Two years of data from the Tropical Rainfall Measuring Mission (TRMM) Precipitation Radar (PR) and Microwave Imager (TMI) over ocean have been analyzed with a combined radar-radiometer retrieval algorithm. The retrieval framework is based upon optimal estimation theory and adjusts three parameters describing the raindrop size distribution (DSD), ice particle size distribution (PSD), and cloud water path (cLWP) in each radar profile, in addition to retrieving non-precipitation parameters (wind, water vapor, and cLWP) in profiles with no radar echo.
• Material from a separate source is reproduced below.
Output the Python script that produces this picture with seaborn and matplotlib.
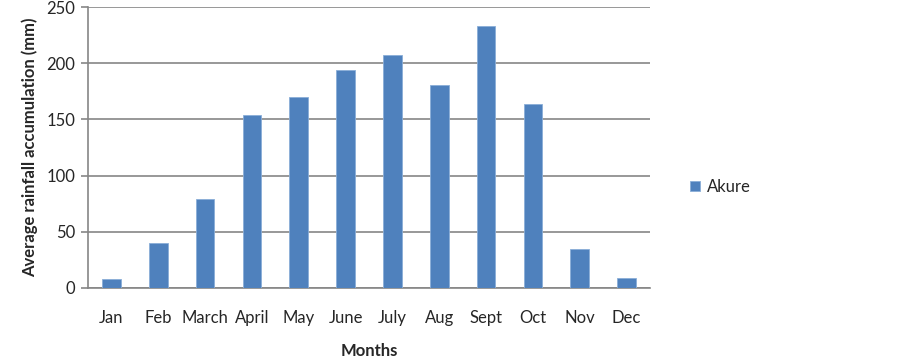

The combined technique is able to retrieve two independent parameters of the DSD. Comparison with ground disdrometers at multiple locations reveals that the combined algorithm is able to reproduce observed climatological differences of median drop size in moderate and light rain (< 10 mm/hr), where radar-only methods such as 2A25 have relied upon default DSD assumptions. Analysis of the retrievals reveals that three correlated sets of variables representing storm dynamics, background environment, and cloud microphysics account for approximately 50% of the variability in the absolute and reflectivity-normalized median drop size. Regional patterns of DSD and the sources of variability identified herein are consistent with previous work documenting regional DSD properties in convective rain, but are also extended to lighter intensities. In particular, mid-latitude regions and tropical regions near land tend to have larger drops for a given reflectivity due to higher contributions from stratiform and deep convective rain, whereas the smallest drops are found in the eastern Pacific Intertropical Convergence Zone, where shallow convection is most prevalent.